**The problem**
Retype the listing below line for line, but only from the line with "Write a Python" down to the line with "plt.rcParams['hatch.linewidth'] = 1.5", inclusive. Pictures stay out.

# start of Supplied information

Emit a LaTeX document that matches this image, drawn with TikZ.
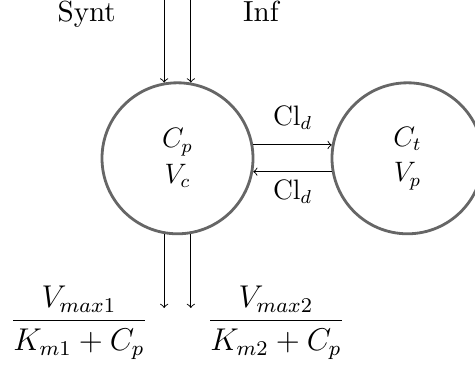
\documentclass[tikz,border=0pt]{standalone}
\usepackage{amsmath}
\usetikzlibrary{positioning, calc}
\tikzset{
  compart/.style = {circle, draw=black!60, line width=1.2pt,
                    minimum size=2.265cm, inner sep=0pt,
                    align=center, font=\large},
  flow/.style    = {->},
  source/.style  = {anchor=base, scale=1.24, transform shape},
  rate/.style    = {anchor=base, font=\large, scale=1.12, transform shape},
}
\begin{document}
\begin{tikzpicture}
\useasboundingbox (0,0) rectangle (7.125,-5.475);

% ── Compartments ─────────────────────────────────────────
\node[compart] (central) at (2.6625,-2.3745) {$C_p$\\[1.3pt]$V_c$};
\node[compart] (periph)  at (6.1125,-2.3745) {$C_t$\\[1.3pt]$V_p$};

% ── Inputs ───────────────────────────────────────────────
\coordinate (synttop) at (central.100 |- 0,0);
\coordinate (inftop)  at (central.80 |- 0,0);
\draw[flow] (synttop) -- (central.100);
\draw[flow] (inftop)  -- (central.80);

\node[source] (synt) at (1.30,-0.32) {Synt};
\node[source] (inf)  at (3.915,-0.32) {Inf};

% ── Distribution ─────────────────────────────────────────
\draw[flow] (central.10) -- node[above=3pt, font=\large] (clout) {$\mathrm{Cl}_d$} (periph.170);
\draw[flow] (periph.190) -- node[below, font=\large] (clin) {$\mathrm{Cl}_d$} (central.350);

% ── Elimination ──────────────────────────────────────────
\coordinate (elim1) at (central.260 |- 0,-4.62);
\coordinate (elim2) at (central.280 |- 0,-4.62);
\draw[flow] (central.260) -- (elim1);
\draw[flow] (central.280) -- (elim2);

\node[rate] (mm1) at (1.185,-4.93) {$\dfrac{V_{max1}}{K_{m1}+C_p}$};
\node[rate] (mm2) at (4.14,-4.93)  {$\dfrac{V_{max2}}{K_{m2}+C_p}$};

\end{tikzpicture}
\end{document}
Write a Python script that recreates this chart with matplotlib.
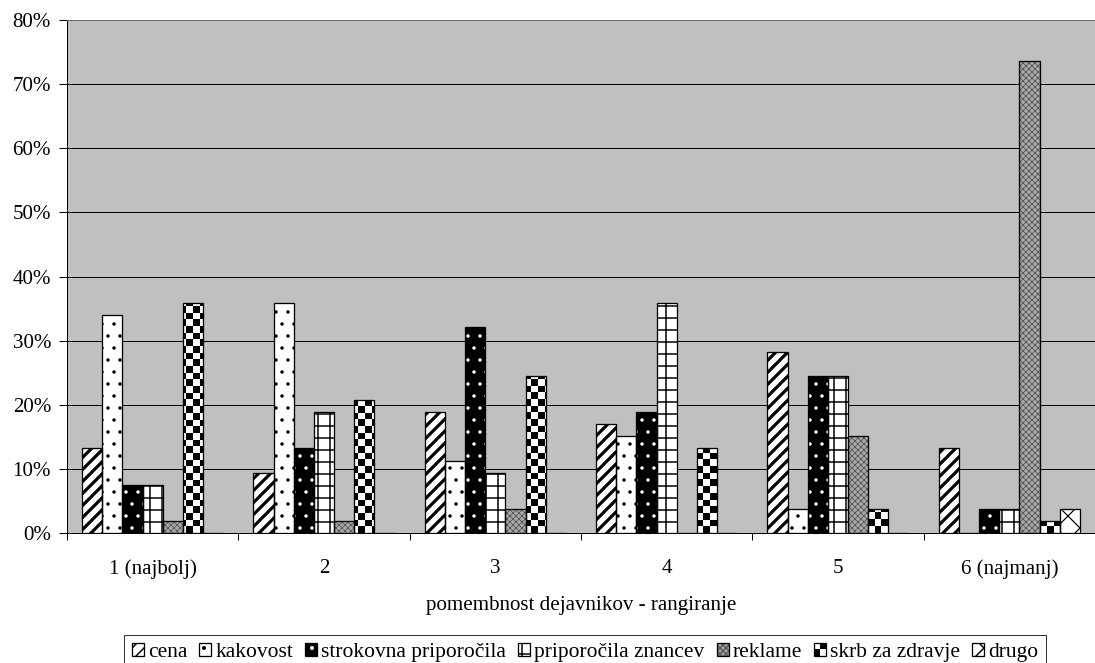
import matplotlib
matplotlib.use('Agg')
import matplotlib.pyplot as plt
from matplotlib.patches import Rectangle
from matplotlib.legend_handler import HandlerBase
import numpy as np

# data (percent of respondents)
categories = ['1 (najbolj)', '2', '3', '4', '5', '6 (najmanj)']
series_names = ['cena', 'kakovost', 'strokovna priporočila', 'priporočila znancev',
                'reklame', 'skrb za zdravje', 'drugo']
cena = [13.2, 9.4, 18.9, 17.0, 28.3, 13.2]
kakovost = [34.0, 35.8, 11.3, 15.1, 3.8, 0.0]
strokovna = [7.5, 13.2, 32.1, 18.9, 24.5, 3.8]
znancev = [7.5, 18.9, 9.4, 35.8, 24.5, 3.8]
reklame = [1.9, 1.9, 3.8, 0.0, 15.1, 73.6]
skrb = [35.8, 20.8, 24.5, 13.2, 3.8, 1.9]
drugo = [0.0, 0.0, 0.0, 0.0, 0.0, 3.8]
series = [cena, kakovost, strokovna, znancev, reklame, skrb, drugo]

# fill style per series: (facecolor, hatch colour, hatch, hatch linewidth)
styles = [
    ('white', 'black', '//', 3.2),
    ('white', 'black', '.', 1.0),
    ('black', 'white', '.', 1.0),
    ('white', 'black', '+', 1.5),
    ('#a8a8a8', '#585858', 'xxxx', 0.8),
    ('white', 'black', '', 1.0),      # checkerboard drawn separately
    ('white', 'black', 'x', 1.2),
]

plt.rcParams['font.family'] = ['Liberation Serif', 'DejaVu Serif']
plt.rcParams['font.size'] = 21
plt.rcParams['hatch.linewidth'] = 1.5


class HandlerChecker(HandlerBase):
    # small 2x2 checkerboard swatch for the legend
    def create_artists(self, legend, orig_handle, xdescent, ydescent,
                       width, height, fontsize, trans):
        arts = []
        for i in range(2):
            for k in range(2):
                col = 'black' if (i + k) % 2 == 0 else 'white'
                arts.append(Rectangle((-xdescent + i * width / 2, -ydescent + k * height / 2),
                                      width / 2, height / 2, facecolor=col,
                                      edgecolor='none', transform=trans))
        arts.append(Rectangle((-xdescent, -ydescent), width, height, fill=False,
                              edgecolor='black', linewidth=1.3, transform=trans))
        return arts


DPI = 72
fig = plt.figure(figsize=(1095 / DPI, 663 / DPI), dpi=DPI)
ax = fig.add_axes([67 / 1095, 130 / 663, 1028 / 1095, 513 / 663])
ax.set_facecolor('#c0c0c0')

n = len(series)
w = 1 / (n + 1.5)
x = np.arange(len(categories))

outlines = []
legend_handles = []
for j, (vals, (fc, hc, hatch, hlw)) in enumerate(zip(series, styles)):
    xs = x + 0.75 * w + j * w
    with plt.rc_context({'hatch.linewidth': hlw}):
        fill = ax.bar(xs, vals, width=w, align='edge', color=fc, edgecolor=hc,
                      linewidth=0, hatch=hatch, zorder=2)
    edge = ax.bar(xs, vals, width=w, align='edge', fill=False,
                  edgecolor='black', linewidth=1.3, zorder=4)
    outlines.append(edge)
    legend_handles.append((fill[0], edge[0]))

ax.set_xlim(0, 1028 / 172.8)
ax.set_ylim(0, 80)

# checkerboard for "skrb za zdravje"
ny, nx = 77, 154
checker = np.indices((ny, nx)).sum(axis=0) % 2
x0, x1 = ax.get_xlim()
for rect in outlines[5]:
    im = ax.imshow(checker, cmap='gray', extent=(x0, x1, 0, 80), aspect='auto',
                   interpolation='nearest', zorder=3)
    im.set_clip_path(rect)
ax.set_xlim(x0, x1)
ax.set_ylim(0, 80)

skrb_proxy = Rectangle((0, 0), 1, 1)
legend_handles[5] = skrb_proxy

ax.yaxis.grid(True, color='black', linewidth=1)
ax.set_axisbelow(True)
ax.set_yticks(np.arange(0, 81, 10))
ax.set_yticklabels([f'{v}%' for v in range(0, 81, 10)])
ax.tick_params(axis='y', direction='out', length=8, width=1, pad=8)

ax.set_xticks(x + 0.5)
ax.set_xticklabels(categories)
ax.set_xticks(np.arange(0, 7), minor=True)
ax.tick_params(axis='x', which='major', length=0, pad=26)
ax.tick_params(axis='x', which='minor', direction='out', length=7, width=1)
ax.set_xlabel('pomembnost dejavnikov - rangiranje', labelpad=17)

for s in ['left', 'bottom']:
    ax.spines[s].set_color('black')
    ax.spines[s].set_linewidth(1)
ax.spines['top'].set_color('#808080')
ax.spines['right'].set_color('#808080')

leg = fig.legend(legend_handles, series_names, loc='upper left',
                 bbox_to_anchor=(124 / 1095, 1 - 635 / 663), ncol=7,
                 prop={'family': ['Liberation Serif'], 'size': 21.5},
                 handler_map={skrb_proxy: HandlerChecker()},
                 frameon=True, fancybox=False, edgecolor='black',
                 handlelength=0.56, handleheight=0.56, handletextpad=0.2,
                 columnspacing=0.55, borderpad=0.35, borderaxespad=0)
leg.get_frame().set_linewidth(1)

fig.savefig('out.png', dpi=DPI, facecolor='white')
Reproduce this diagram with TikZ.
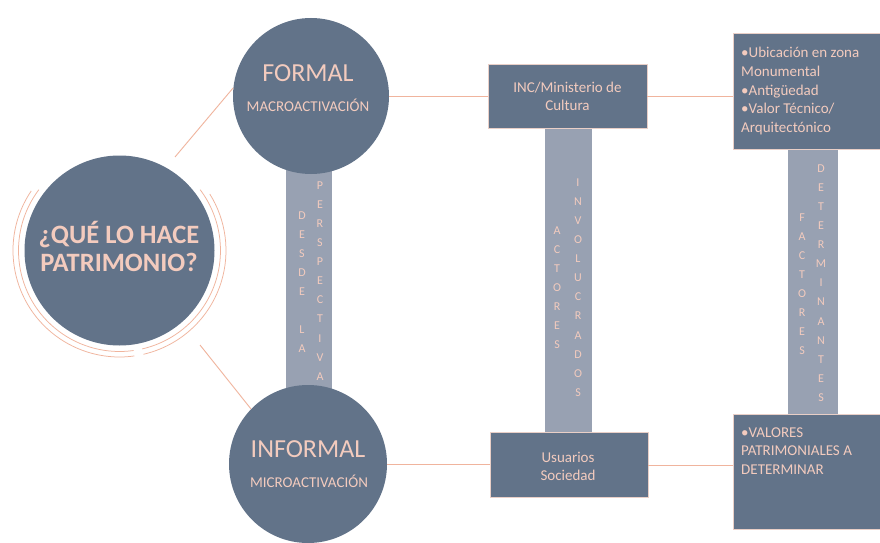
\documentclass[tikz,border=0pt]{standalone}
\usepackage{fontspec}
\setmainfont{Carlito}
\usetikzlibrary{calc}
\definecolor{slate}{HTML}{627389}
\definecolor{barc}{HTML}{98A1B2}
\definecolor{ptext}{HTML}{F3CBBE}
\definecolor{pline}{HTML}{F0B49D}
\definecolor{pedge}{HTML}{E9CFC7}
\tikzset{
  link/.style={draw=pline, line width=0.9pt},
  ring/.style={draw=pline, line width=0.75pt},
  circ/.style={circle, fill=slate, inner sep=0pt},
  bar/.style={rectangle, fill=barc, draw=none, inner sep=0pt, anchor=south west},
  box/.style={rectangle, fill=slate, draw=pedge, line width=0.6pt, inner sep=0pt},
  vtext/.style={text=ptext, align=center, anchor=north, inner sep=0pt, font=\fontsize{12}{19.1}\selectfont},
  btext/.style={text=ptext, align=left, anchor=north west, inner sep=0pt, font=\fontsize{15}{18.7}\selectfont},
  ctext/.style={text=ptext, align=center, anchor=north, inner sep=0pt, font=\fontsize{15}{18}\selectfont},
  big/.style={text=ptext, anchor=base, inner sep=0pt, font=\fontsize{26}{26}\selectfont},
  small/.style={text=ptext, anchor=base, inner sep=0pt, font=\fontsize{15}{15}\selectfont},
}
\begin{document}
\begin{tikzpicture}[x=1pt,y=1pt]
\useasboundingbox (0,0) rectangle (880,542);
\fill[white] (0,0) rectangle (880,542);

% vertical bars
\node[bar, minimum width=46, minimum height=230] (b1) at (286,147) {};
\node[bar, minimum width=47, minimum height=305] (b2) at (545,109) {};
\node[bar, minimum width=50, minimum height=267] (b3) at (788,127) {};

% circles
\node[circ, minimum size=190] (q) at (119.5,291.5) {};
\node[circ, minimum size=156] (formal) at (311,446) {};
\node[circ, minimum size=158] (informal) at (308,78) {};

% boxes
\node[box, minimum width=159, minimum height=64] (inc) at (567.5,446) {};
\node[box, minimum width=147, minimum height=116] (tr) at (806.5,451) {};
\node[box, minimum width=158, minimum height=65] (usu) at (569,77) {};
\node[box, minimum width=147, minimum height=115] (br) at (806.5,70.5) {};

% rings around the main circle
\draw[ring] ($(q.center)+(143:101)$) arc[start angle=143, end angle=278, radius=101];
\draw[ring] ($(q.center)+(146:106.5)$) arc[start angle=146, end angle=278, radius=106.5];
\draw[ring] ($(q.center)+(283:101)$) arc[start angle=283, end angle=397, radius=101];
\draw[ring] ($(q.center)+(283:106.5)$) arc[start angle=283, end angle=392, radius=106.5];

% connectors
\coordinate (d1) at (175,385);
\coordinate (d2) at (200,197);
\draw[link] (d1) -- (formal.174);
\draw[link] (d2) -- (informal.136);
\draw[link] (formal.east) -- (inc.west);
\draw[link] (inc.east) -- (inc.east -| tr.west);
\draw[link] (informal.east) -- (informal.east -| usu.west);
\draw[link] (usu.east) -- (usu.east -| br.west);

% texts
\node[text=ptext, align=center, anchor=north, inner sep=0pt,
      font=\fontsize{26.5}{28.6}\selectfont\bfseries] (qt) at (119,323)
      {\rule{0pt}{24pt}¿QUÉ LO HACE\\PATRIMONIO?};
\node[big] (ft) at (308,460) {FORMAL};
\node[small] (fs) at (308,430) {MACROACTIVACIÓN};
\node[big] (it) at (308,85) {INFORMAL};
\node[small] (is) at (309,55) {MICROACTIVACIÓN};

\node[ctext] (inct) at (567.5,463) {\rule{0pt}{13pt}INC/Ministerio de\\Cultura};
\node[ctext] (usut) at (568,93) {\rule{0pt}{13pt}Usuarios\\Sociedad};
\node[btext] (trt) at (741,497.5) {\rule{0pt}{13pt}•Ubicación en zona\\Monumental\\•Antigüedad\\•Valor Técnico/\\Arquitectónico};
\node[btext] (brt) at (741,118) {\rule{0pt}{13pt}•VALORES\\PATRIMONIALES A\\DETERMINAR};

% vertical letters
\node[vtext] (v1) at (302,334) {\rule{0pt}{11pt}D\\E\\S\\D\\E\\[19.1pt]L\\A};
\node[vtext] (v2) at (320,364) {\rule{0pt}{11pt}P\\E\\R\\S\\P\\E\\C\\T\\I\\V\\A};
\node[vtext] (v3) at (557,319) {\rule{0pt}{11pt}A\\C\\T\\O\\R\\E\\S};
\node[vtext] (v4) at (578,367) {\rule{0pt}{11pt}I\\N\\V\\O\\L\\U\\C\\R\\A\\D\\O\\S};
\node[vtext] (v5) at (802,332) {\rule{0pt}{11pt}F\\A\\C\\T\\O\\R\\E\\S};
\node[vtext] (v6) at (821,381) {\rule{0pt}{11pt}D\\E\\T\\E\\R\\M\\I\\N\\A\\N\\T\\E\\S};
\end{tikzpicture}
\end{document}
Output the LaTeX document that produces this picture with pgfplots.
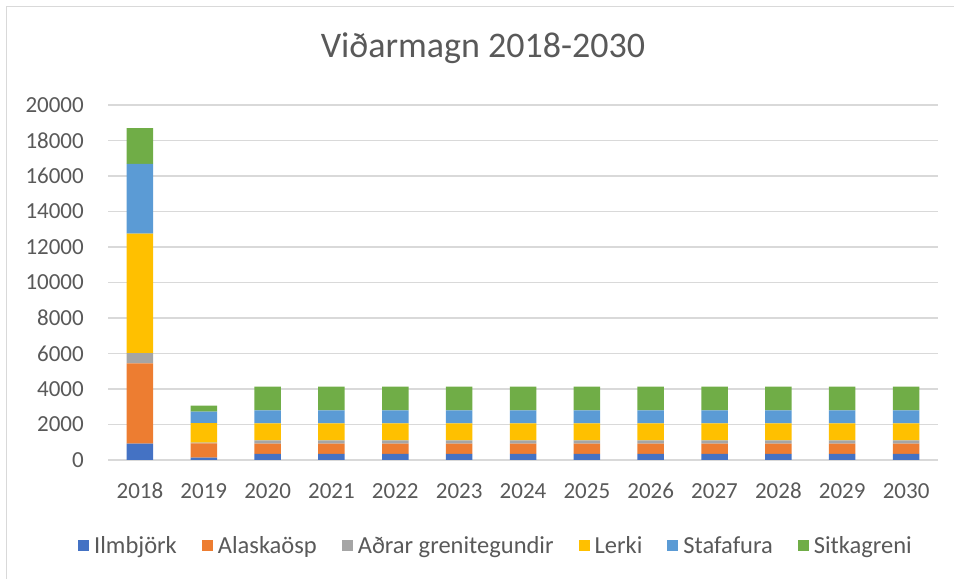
\documentclass[border=0pt]{standalone}
\usepackage{fontspec}
\setmainfont{Carlito}
\usepackage{pgfplots}
\pgfplotsset{compat=1.18}

\definecolor{cIlm}{HTML}{4472C4}
\definecolor{cAla}{HTML}{ED7D31}
\definecolor{cAdr}{HTML}{A5A5A5}
\definecolor{cLer}{HTML}{FFC000}
\definecolor{cSta}{HTML}{5B9BD5}
\definecolor{cSit}{HTML}{70AD47}
\definecolor{txt}{HTML}{595959}
\definecolor{grd}{HTML}{D9D9D9}

\begin{document}
\begin{tikzpicture}
\useasboundingbox (0,0) rectangle (954bp,579bp);
% chart frame (right and bottom edges are cut off in the reference)
\draw[grd, line width=1.2bp] (6.5bp,0) -- (6.5bp,572.5bp) -- (954bp,572.5bp);
\node[anchor=base, text=txt, font=\fontsize{36bp}{40bp}\selectfont, inner sep=0pt]
  at (483bp,521bp) {Viðarmagn 2018-2030};

\begin{axis}[
  at={(108bp,119bp)}, anchor=south west,
  width=830bp, height=355bp, scale only axis,
  ybar stacked, bar width=26.5bp,
  xmin=-0.5, xmax=12.5,
  ymin=0, ymax=20000,
  xtick={0,...,12},
  xticklabels={2018,2019,2020,2021,2022,2023,2024,2025,2026,2027,2028,2029,2030},
  ytick={0,2000,...,20000},
  scaled y ticks=false,
  axis line style={draw=none},
  major tick length=0pt,
  ymajorgrids, grid style={grd, line width=1.2bp},
  tick label style={text=txt, font=\fontsize{23bp}{26bp}\selectfont},
  yticklabel style={inner sep=0pt, anchor=east, xshift=-24bp},
  xticklabel style={inner sep=0pt, anchor=north, yshift=-23bp},
  /pgf/number format/.cd, fixed, precision=0, set thousands separator={}, assume math mode=true,
  /pgfplots/.cd,
  legend columns=6,
  legend style={at={(0.4675,-0.242)}, anchor=center, draw=none, fill=none,
    font=\fontsize{24.5bp}{28bp}\selectfont, text=txt,
    inner sep=0pt, nodes={inner sep=2bp},
    /tikz/every odd column/.append style={column sep=3bp},
    /tikz/every even column/.append style={column sep=23bp}},
  legend image code/.code={\fill[#1] (0bp,-5.5bp) rectangle (11bp,5.5bp);},
  every axis plot/.append style={draw=none},
]
\addplot[fill=cIlm] coordinates {(0,920)(1,130)(2,350)(3,350)(4,350)(5,350)(6,350)(7,350)(8,350)(9,350)(10,350)(11,350)(12,350)};
\addplot[fill=cAla] coordinates {(0,4530)(1,800)(2,570)(3,570)(4,570)(5,570)(6,570)(7,570)(8,570)(9,570)(10,570)(11,570)(12,570)};
\addplot[fill=cAdr] coordinates {(0,570)(1,50)(2,190)(3,190)(4,190)(5,190)(6,190)(7,190)(8,190)(9,190)(10,190)(11,190)(12,190)};
\addplot[fill=cLer] coordinates {(0,6730)(1,1100)(2,960)(3,960)(4,960)(5,960)(6,960)(7,960)(8,960)(9,960)(10,960)(11,960)(12,960)};
\addplot[fill=cSta] coordinates {(0,3930)(1,640)(2,730)(3,730)(4,730)(5,730)(6,730)(7,730)(8,730)(9,730)(10,730)(11,730)(12,730)};
\addplot[fill=cSit] coordinates {(0,2020)(1,350)(2,1330)(3,1330)(4,1330)(5,1330)(6,1330)(7,1330)(8,1330)(9,1330)(10,1330)(11,1330)(12,1330)};
\legend{Ilmbjörk, Alaskaösp, Aðrar grenitegundir, Lerki, Stafafura, Sitkagreni}
\end{axis}
\end{tikzpicture}
\end{document}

# end of Supplied information

**Exercise answer**
Write a Python script that recreates this chart with matplotlib.
import matplotlib
matplotlib.use('Agg')
import matplotlib.pyplot as plt
from matplotlib.patches import Rectangle
from matplotlib.legend_handler import HandlerBase
import numpy as np

# data (percent of respondents)
categories = ['1 (najbolj)', '2', '3', '4', '5', '6 (najmanj)']
series_names = ['cena', 'kakovost', 'strokovna priporočila', 'priporočila znancev',
                'reklame', 'skrb za zdravje', 'drugo']
cena = [13.2, 9.4, 18.9, 17.0, 28.3, 13.2]
kakovost = [34.0, 35.8, 11.3, 15.1, 3.8, 0.0]
strokovna = [7.5, 13.2, 32.1, 18.9, 24.5, 3.8]
znancev = [7.5, 18.9, 9.4, 35.8, 24.5, 3.8]
reklame = [1.9, 1.9, 3.8, 0.0, 15.1, 73.6]
skrb = [35.8, 20.8, 24.5, 13.2, 3.8, 1.9]
drugo = [0.0, 0.0, 0.0, 0.0, 0.0, 3.8]
series = [cena, kakovost, strokovna, znancev, reklame, skrb, drugo]

# fill style per series: (facecolor, hatch colour, hatch, hatch linewidth)
styles = [
    ('white', 'black', '//', 3.2),
    ('white', 'black', '.', 1.0),
    ('black', 'white', '.', 1.0),
    ('white', 'black', '+', 1.5),
    ('#a8a8a8', '#585858', 'xxxx', 0.8),
    ('white', 'black', '', 1.0),      # checkerboard drawn separately
    ('white', 'black', 'x', 1.2),
]

plt.rcParams['font.family'] = ['Liberation Serif', 'DejaVu Serif']
plt.rcParams['font.size'] = 21
plt.rcParams['hatch.linewidth'] = 1.5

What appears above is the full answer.